Of the nominees I've seen (or, in the case of The Descendants, tried to see), it's the easiest one to watch and enjoy while also saying, "Yes, film is the right medium here."

Quibble: the "happy ending" only lasts until you think about it for a while. (In this, it is perhaps similar to Moneyball.) As with the move of film production from Fort Lee to Hollywoodland, there are casualties, and the movie's end does not signal their end.


See it, Lance. It's brilliant and totally grabbed my heart.


I loved it. I think HUGO is better, but THE ARTIST is excellent. It's charming and fun and begs you to be nostalgic. And about all those faces, remember, "[They] didn't need dialogue! [They] had faces!"
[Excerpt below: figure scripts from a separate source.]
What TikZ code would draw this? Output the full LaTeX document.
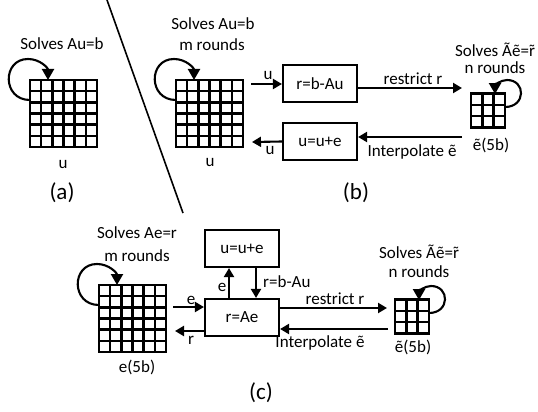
\documentclass[tikz,border=0pt]{standalone}
\usepackage{fontspec}
\setmainfont{Carlito}
\usetikzlibrary{calc,arrows.meta}
\newcommand{\rtil}{\accent"02DC r}
\tikzset{
  gridnode/.style={inner sep=0pt, outer sep=0pt, minimum size=#1},
  gridline/.style={line width=2.6pt, line cap=rect},
  boxstyle/.style={draw, line width=2.1pt, minimum width=74pt, minimum height=37pt, inner sep=0pt, font=\fontsize{17}{20}\selectfont},
  arr/.style={line width=2.1pt, -{Triangle[length=9pt,width=10pt]}},
  loopline/.style={line width=2.1pt, -{Triangle[length=11pt,width=12pt]}},
  lbl/.style={inner sep=0pt, font=\fontsize{17}{20}\selectfont},
  captext/.style={inner sep=0pt, font=\fontsize{23}{26}\selectfont},
}
\newcommand{\drawgrid}[2]{%
  \foreach \k in {0,...,#2}{%
    \draw[gridline] ($(#1.north west)!\k/#2!(#1.north east)$) -- ($(#1.south west)!\k/#2!(#1.south east)$);
    \draw[gridline] ($(#1.north west)!\k/#2!(#1.south west)$) -- ($(#1.north east)!\k/#2!(#1.south east)$);
  }}
\begin{document}
\begin{tikzpicture}[x=1pt,y=-1pt]
\useasboundingbox (0,0) rectangle (538,412);
% divider
\coordinate (d1) at (107,0);
\coordinate (d2) at (183,213);
\draw[line width=1.6pt] (d1) -- (d2);

% ---------- (a)
\node[gridnode=67pt] (Ga) at (63.5,113.5) {};
\drawgrid{Ga}{6}
\draw[loopline] (30,100) .. controls (2,100) and (2,59) .. (28,59) .. controls (40,59) and (48,68) .. (48,80);
\node[lbl] (ta1) at (62,44) {Solves Au=b};
\node[lbl] (ta2) at (63,165) {u};
\node[captext] (capa) at (62,193) {(a)};

% ---------- (b)
\node[gridnode=67pt] (Gb) at (209.5,113.5) {};
\drawgrid{Gb}{6}
\draw[loopline] (176,100) .. controls (148,100) and (148,59) .. (174,59) .. controls (186,59) and (194,68) .. (194,80);
\node[lbl] (tb1) at (213,24) {Solves Au=b};
\node[lbl] (tb2) at (212,45) {m rounds};
\node[lbl] (tb3) at (210,163) {u};

\node[boxstyle] (B1) at (320,83.5) {r=b-Au};
\node[boxstyle] (B2) at (320,141.5) {u=u+e};

\node[gridnode=34pt] (Sb) at (488,110.5) {};
\drawgrid{Sb}{3}
\draw[loopline] (505,107) .. controls (526,107) and (526,80) .. (507,80) .. controls (500,80) and (495,86) .. (495,94);
\node[lbl] (tb4) at (495,50) {Solves Ãẽ=\rtil};
\node[lbl] (tb5) at (495,68) {n rounds};
\node[lbl] (tb6) at (491,145) {ẽ(5b)};

\coordinate (pb1) at (251,84);
\coordinate (pb2) at (462,88);
\coordinate (pb3) at (462,137);
\coordinate (pb4) at (252,142);
\draw[arr] (pb1) -- (pb1 -| B1.west);
\draw[arr] (pb2 -| B1.east) -- (pb2);
\draw[arr] (pb3) -- (pb3 -| B2.east);
\draw[arr] (B2.west) -- (pb4);
\node[lbl] (lb1) at (268,76) {u};
\node[lbl] (lb2) at (413,79) {restrict r};
\node[lbl] (lb3) at (412,152) {Interpolate ẽ};
\node[lbl] (lb4) at (270,151) {u};
\node[captext] (capb) at (356,193) {(b)};

% ---------- (c)
\node[gridnode=67pt] (Gc) at (132.5,318.5) {};
\drawgrid{Gc}{6}
\draw[loopline] (99,305) .. controls (71,305) and (71,264) .. (97,264) .. controls (109,264) and (117,273) .. (117,285);
\node[lbl] (tc1) at (137,233) {Solves Ae=r};
\node[lbl] (tc2) at (137,256) {m rounds};
\node[lbl] (tc3) at (137,367) {e(5b)};

\node[boxstyle] (C1) at (242,317.5) {r=Ae};
\node[boxstyle] (C2) at (242,248.5) {u=u+e};

\node[gridnode=34pt] (Sc) at (412,316.5) {};
\drawgrid{Sc}{3}
\draw[loopline] (429,313) .. controls (450,313) and (450,286) .. (431,286) .. controls (424,286) and (419,292) .. (419,300);
\node[lbl] (tc4) at (419,252) {Solves Ãẽ=\rtil};
\node[lbl] (tc5) at (419,272) {n rounds};
\node[lbl] (tc6) at (413,347) {ẽ(5b)};

\coordinate (pc1) at (173,307);
\coordinate (pc2) at (175,331);
\coordinate (pc3) at (387,308);
\coordinate (pc4) at (388,329);
\coordinate (xe) at (229,0);
\coordinate (xr) at (256,0);
\draw[arr] (pc1) -- (pc1 -| C1.west);
\draw[arr] (pc2 -| C1.west) -- (pc2);
\draw[arr] (pc3 -| C1.east) -- (pc3);
\draw[arr] (pc4) -- (pc4 -| C1.east);
\draw[arr] (xe |- C1.north) -- (xe |- C2.south);
\draw[arr] (xr |- C2.south) -- (xr |- C1.north);
\node[lbl] (lc1) at (222,287) {e};
\node[lbl, anchor=west] (lc2) at (263,282) {r=b-Au};
\node[lbl] (lc3) at (191,300) {e};
\node[lbl] (lc4) at (191,340) {r};
\node[lbl] (lc5) at (335,299) {restrict r};
\node[lbl] (lc6) at (320,343) {Interpolate ẽ};
\node[captext] (capc) at (261,393) {(c)};
\end{tikzpicture}
\end{document}
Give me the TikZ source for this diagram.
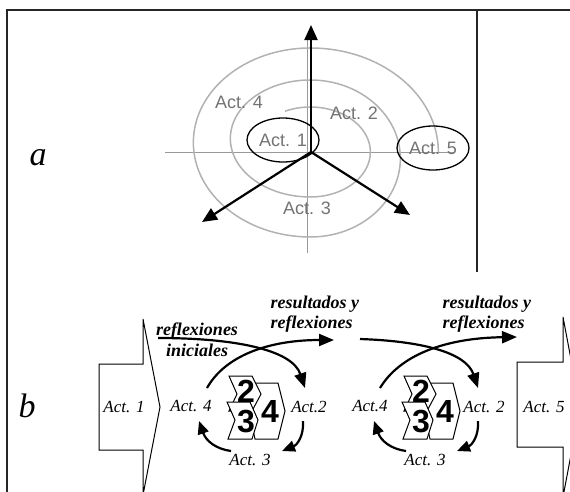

I loved it too, for its sweetness, and its beautiful and loving evocation of a extinct style of moviemaking. No one can mistake it for a documentary treatment of behind-the-scenes Hollywood at the time.


You should see it, if only to get those impressions out of your head. There's a lot of artistry in it, and while I found the plot and characters somewhat affecting, it was the film itself that I found compelling. There are a lot of clever (but not "too" clever, if you get what I mean) bits of framing, use of focus, playing with props, etc. that add up to a surprisingly wonderful whole. Now, I may be a bit prejudiced, because my research area means that I've stared at a fair number of early movies and read a fair bit about the way they were made and shown; my husband thought it was fine, but wasn't as blown away by it as I was, and I think the key difference was my appreciation of the technical side of it.

But do see it in the theater. It's not just the benefit of the large screen (though given the subtle use of background images, that's important), but the experience of seeing it with an audience. It's that sort of movie; it needs the feeling of human beings around it to work best.


If you're trying to convince your readers of the lack of artistic merit of "THE ARTIST", forget it. That is not what they want to hear. They want you to praise it to the skies.

Let's face it, the different movie industries around the world is becoming increasingly conservative in a period in which people embrace conservatism as a lifeline against the difficult economic times. They want happy endings and homages to the past.

I don't mind watching movies laced with conservative values. But I do mind when they are rewarded by critics and the film industries for those values, instead of any real artistic merit.


This movie won Best Picture of the Year from the Academy Awards and the BAFTAs, along with one of the top awards at the Cannes Film Festival? Really?

Mind you, it's a cute film. And I like the look of its production. But Best Movie? I don't think so.